— start LISTING —

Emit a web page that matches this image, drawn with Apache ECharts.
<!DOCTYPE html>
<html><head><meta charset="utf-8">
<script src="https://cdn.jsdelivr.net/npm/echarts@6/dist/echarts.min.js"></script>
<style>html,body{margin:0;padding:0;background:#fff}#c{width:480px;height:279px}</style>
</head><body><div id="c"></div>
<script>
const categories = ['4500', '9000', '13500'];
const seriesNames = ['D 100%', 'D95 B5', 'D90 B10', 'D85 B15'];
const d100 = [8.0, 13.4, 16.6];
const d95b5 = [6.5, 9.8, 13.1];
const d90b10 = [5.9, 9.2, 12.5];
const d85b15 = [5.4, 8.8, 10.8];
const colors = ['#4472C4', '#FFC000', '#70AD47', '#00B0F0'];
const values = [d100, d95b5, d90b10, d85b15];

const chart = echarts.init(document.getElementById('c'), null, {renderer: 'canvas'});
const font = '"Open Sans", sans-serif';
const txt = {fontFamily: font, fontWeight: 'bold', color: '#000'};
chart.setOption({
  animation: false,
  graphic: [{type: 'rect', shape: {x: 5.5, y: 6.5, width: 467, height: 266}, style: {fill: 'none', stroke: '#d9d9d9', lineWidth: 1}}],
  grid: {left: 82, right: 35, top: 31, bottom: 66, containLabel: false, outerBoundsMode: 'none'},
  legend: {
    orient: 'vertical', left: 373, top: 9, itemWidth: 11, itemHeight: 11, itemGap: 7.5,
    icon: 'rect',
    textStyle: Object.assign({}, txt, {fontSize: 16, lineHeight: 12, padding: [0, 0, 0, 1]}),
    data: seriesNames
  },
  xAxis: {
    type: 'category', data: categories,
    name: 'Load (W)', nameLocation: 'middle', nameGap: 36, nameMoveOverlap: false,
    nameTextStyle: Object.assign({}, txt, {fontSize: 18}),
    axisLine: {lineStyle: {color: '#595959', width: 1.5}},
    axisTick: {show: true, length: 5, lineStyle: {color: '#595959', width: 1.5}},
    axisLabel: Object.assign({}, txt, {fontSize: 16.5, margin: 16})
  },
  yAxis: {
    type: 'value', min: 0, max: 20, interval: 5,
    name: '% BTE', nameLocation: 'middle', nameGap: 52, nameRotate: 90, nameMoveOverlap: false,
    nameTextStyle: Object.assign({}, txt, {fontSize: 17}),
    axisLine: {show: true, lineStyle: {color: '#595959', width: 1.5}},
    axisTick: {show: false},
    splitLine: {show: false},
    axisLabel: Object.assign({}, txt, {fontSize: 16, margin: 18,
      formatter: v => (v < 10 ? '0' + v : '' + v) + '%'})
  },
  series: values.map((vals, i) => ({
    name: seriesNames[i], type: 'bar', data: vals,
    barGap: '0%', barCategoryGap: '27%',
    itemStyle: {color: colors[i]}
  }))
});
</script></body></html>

— end LISTING —
— start LISTING —

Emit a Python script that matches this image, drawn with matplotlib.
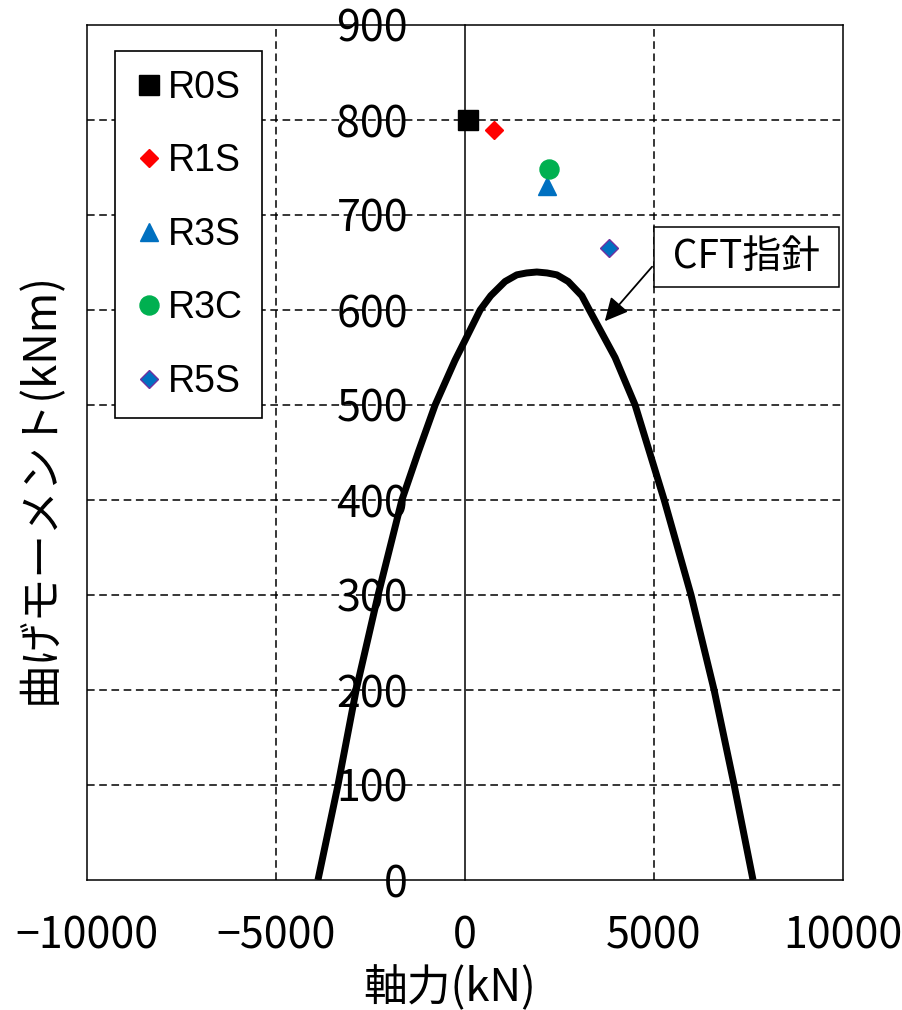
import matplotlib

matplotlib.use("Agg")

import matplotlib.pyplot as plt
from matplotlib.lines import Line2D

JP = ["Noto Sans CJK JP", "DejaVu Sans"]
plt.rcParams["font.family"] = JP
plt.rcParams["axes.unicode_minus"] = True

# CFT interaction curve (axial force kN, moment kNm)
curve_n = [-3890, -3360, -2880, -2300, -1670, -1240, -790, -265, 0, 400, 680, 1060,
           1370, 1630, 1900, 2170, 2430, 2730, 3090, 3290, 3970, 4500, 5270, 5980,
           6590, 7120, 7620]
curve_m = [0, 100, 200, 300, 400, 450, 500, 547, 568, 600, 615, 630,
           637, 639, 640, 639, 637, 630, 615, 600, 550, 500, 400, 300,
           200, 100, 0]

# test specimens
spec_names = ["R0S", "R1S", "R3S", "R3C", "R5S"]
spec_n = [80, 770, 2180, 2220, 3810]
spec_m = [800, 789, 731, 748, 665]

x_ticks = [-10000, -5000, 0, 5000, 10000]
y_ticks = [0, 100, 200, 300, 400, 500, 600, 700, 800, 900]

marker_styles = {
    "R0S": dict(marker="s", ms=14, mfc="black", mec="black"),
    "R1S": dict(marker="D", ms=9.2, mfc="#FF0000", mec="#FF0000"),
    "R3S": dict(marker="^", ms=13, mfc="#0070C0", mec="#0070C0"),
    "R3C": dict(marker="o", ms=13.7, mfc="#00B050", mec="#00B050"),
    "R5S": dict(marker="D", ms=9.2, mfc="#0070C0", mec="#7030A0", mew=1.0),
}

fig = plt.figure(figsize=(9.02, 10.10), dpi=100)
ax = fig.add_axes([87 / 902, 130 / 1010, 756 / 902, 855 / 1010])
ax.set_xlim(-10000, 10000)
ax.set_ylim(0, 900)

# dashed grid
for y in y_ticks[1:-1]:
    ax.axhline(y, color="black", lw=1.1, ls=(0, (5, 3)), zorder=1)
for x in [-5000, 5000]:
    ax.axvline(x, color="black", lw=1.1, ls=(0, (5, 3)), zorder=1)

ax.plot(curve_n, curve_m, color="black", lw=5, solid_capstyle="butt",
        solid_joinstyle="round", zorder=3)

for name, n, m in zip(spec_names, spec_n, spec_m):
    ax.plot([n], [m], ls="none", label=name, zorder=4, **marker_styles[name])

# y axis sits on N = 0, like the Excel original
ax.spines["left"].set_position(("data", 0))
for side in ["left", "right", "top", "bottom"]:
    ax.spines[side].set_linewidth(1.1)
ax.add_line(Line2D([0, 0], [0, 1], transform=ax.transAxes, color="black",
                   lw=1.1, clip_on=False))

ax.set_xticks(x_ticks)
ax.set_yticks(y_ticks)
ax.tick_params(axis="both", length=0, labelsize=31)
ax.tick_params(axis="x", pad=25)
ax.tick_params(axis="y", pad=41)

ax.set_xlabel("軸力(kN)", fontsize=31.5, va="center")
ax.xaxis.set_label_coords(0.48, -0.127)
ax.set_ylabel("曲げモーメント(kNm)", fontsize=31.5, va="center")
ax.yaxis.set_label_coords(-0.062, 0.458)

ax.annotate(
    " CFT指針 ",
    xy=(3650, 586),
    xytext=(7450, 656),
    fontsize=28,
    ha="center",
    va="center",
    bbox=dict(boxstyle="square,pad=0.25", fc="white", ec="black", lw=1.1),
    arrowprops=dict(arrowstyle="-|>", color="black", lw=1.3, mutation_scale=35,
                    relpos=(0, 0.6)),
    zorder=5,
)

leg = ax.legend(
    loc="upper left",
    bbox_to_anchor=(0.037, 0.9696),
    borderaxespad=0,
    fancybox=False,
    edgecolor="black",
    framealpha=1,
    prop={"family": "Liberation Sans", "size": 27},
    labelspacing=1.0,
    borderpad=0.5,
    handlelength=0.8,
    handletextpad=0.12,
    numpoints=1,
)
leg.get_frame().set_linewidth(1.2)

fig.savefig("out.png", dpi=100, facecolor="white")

— end LISTING —
— start LISTING —

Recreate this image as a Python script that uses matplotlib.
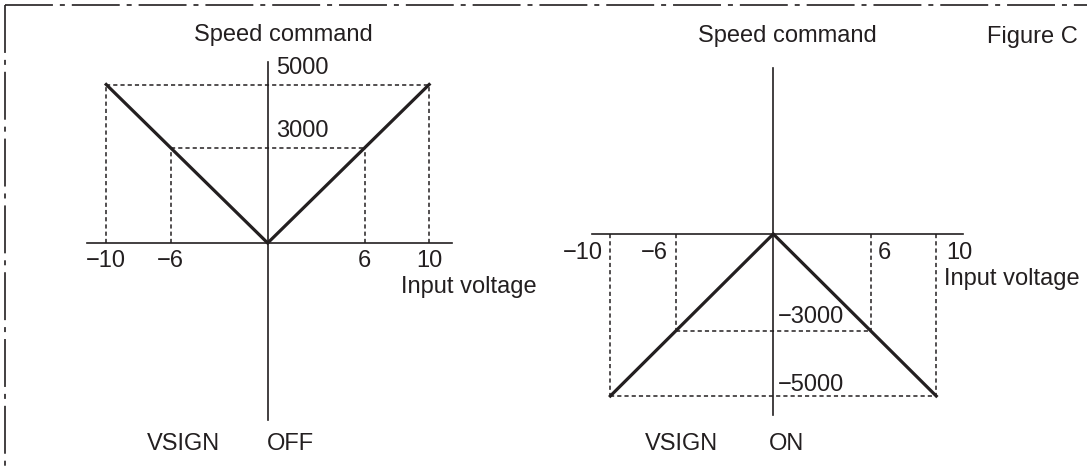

— end LISTING —

Of the lines in the records, how many contain the word "drawn"? Answer with the number and nothing else.

2